Se déplaçant à skis, tractés par des voiles de kite-surf, l'explorateur Matthieu Tordeur et la glaciologue Heïdi Sevestre vont pendant trois mois traverser l'Antarctique à la recherche d'une glace vieille de 130.000 ans, pour mieux comprendre l'impact du réchauffement climatique sur le continent blanc.
Alors que s'ouvre le 10 novembre au Brésil la COP30, les deux Français veulent rappeler aux gouvernements l'urgence de limiter les émissions mondiales de gaz à effet de serre.
Ils ont atterri mercredi sur la base de Novolazarevskaya en Antarctique de l'Est et auront 90 jours pour boucler la traversée du continent. "On ne peut mener l'expédition que pendant l'été austral", explique l'explorateur Matthieu Tordeur qui parcourt les régions polaires depuis dix ans.
"On devra quitter l'Antarctique d'ici la fin janvier. Après, il n'y aura plus d'avion pour nous emmener", ajoute l'explorateur, lors d'un entretien accordé à l'AFP à Cape Town, en Afrique du Sud, juste avant leur départ pour l'Antarctique.
Avec la glaciologue Heïdi Sevestre, ils ont tracé un itinéraire de 4.000 kilomètres qui les emmènera des hauts plateaux orientaux à l'Antarctique de l'Ouest, une longue distance qu'ils avaleront en kite-ski. "On se déplace avec le vent et, si ça souffle bien, on peut faire 150 à 200 kilomètres par jour", prévoit Matthieu Tordeur. Derrière eux, ils tireront chacun un traîneau chargé de 200 kilos de matériel et de nourriture. Un voyage en totale autonomie dans des conditions souvent extrêmes qu'anticipe l'explorateur: "L'Antarctique est l'endroit le plus froid, le plus sec et le plus venteux sur la planète. C'est aussi le continent le plus en altitude sur Terre. On montera jusqu'à 3.800 mètres dans les hauts plateaux, ce qui sera très incommode parce que les températures pourront tomber jusqu'à -50C°."

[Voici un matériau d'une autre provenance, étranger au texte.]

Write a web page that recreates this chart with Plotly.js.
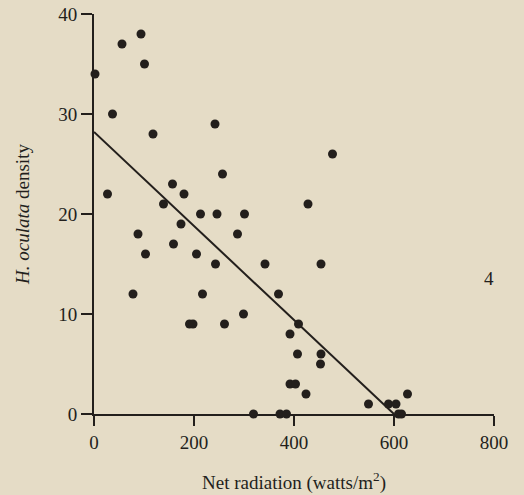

"Etendue blanche sans vie"
Pendant trois mois, le duo campera sur la calotte polaire.
"Une fois que l'on est à l'intérieur du continent, il n'y a plus rien. C'est juste une grande étendue blanche sans vie." Ce qui présente de nombreuses contraintes logistiques. "On doit tout avoir dans nos traîneaux: nourriture, équipement, matériel scientifique, outils, liste l'explorateur. On n'aura pas accès à l'eau alors on fera fondre de la neige et de la glace. On mangera de la nourriture déshydratée." Heïdi Sevestre tient donc un tableau Excel recensant chaque repas pendant 90 jours au gramme près. Un petit déjeuner contiendra par exemple 70 grammes d'avoine, 30 grammes de muesli et 14 grammes de raisins secs. "On va allier l'aventure à une science très ambitieuse", s'enthousiasme la chercheuse alors que leur mission est placée sous l'égide de l'Unesco.
Les Français tireront derrière eux deux radars à pénétration de sol pour scanner la calotte polaire: "On cherche une glace très profonde - entre deux et trois kilomètres de profondeur - et très ancienne - datant d'environ 130.000 ans".
Une période cruciale pour Heïdi Sevestre. "Il y a 130.000 ans, le climat sur Terre était plus chaud de 3 degrés. Si nos pays ne sont pas assez ambitieux sur leurs objectifs de réduction de gaz à effet de serre, nous connaîtrons les mêmes conditions d'ici 2100." "Loin dans la calotte glaciaire, il y a de la glace qui a déjà connu ces températures, développe la glaciologue. On va suivre ces couches anciennes d'Est en Ouest. Et si, à un moment, elles ont disparu, cela signifierait que certaines régions de l'Antarctique se sont effondrées à +3 degrés".
Avec un point d'attention pour Heidi Sevestre: l'Antarctique de l'Ouest.
C'est dans cette région que la scientifique s'attend à perdre la trace de cette glace datant de 130.000 ans. "On tente de savoir si la région occidentale s'est effondrée. Si c'était le cas aujourd'hui, cela ferait monter le niveau des mers de quatre à six mètres. Des centaines de millions de personnes devraient être déplacées des littoraux."
Matthieu Tordeur et Heïdi Sevestre veulent délivrer un message alors que le monde entier se réunira à la COP30 au Brésil du 10 au 21 novembre. "Il n'est pas trop tard pour éviter les pires conséquences du changement climatique, signale la glaciologue. Perdre l'Antarctique de l'Ouest n'est pas une fatalité. Cela dépend de nous et on sait ce que l'on doit faire: décarboner notre énergie."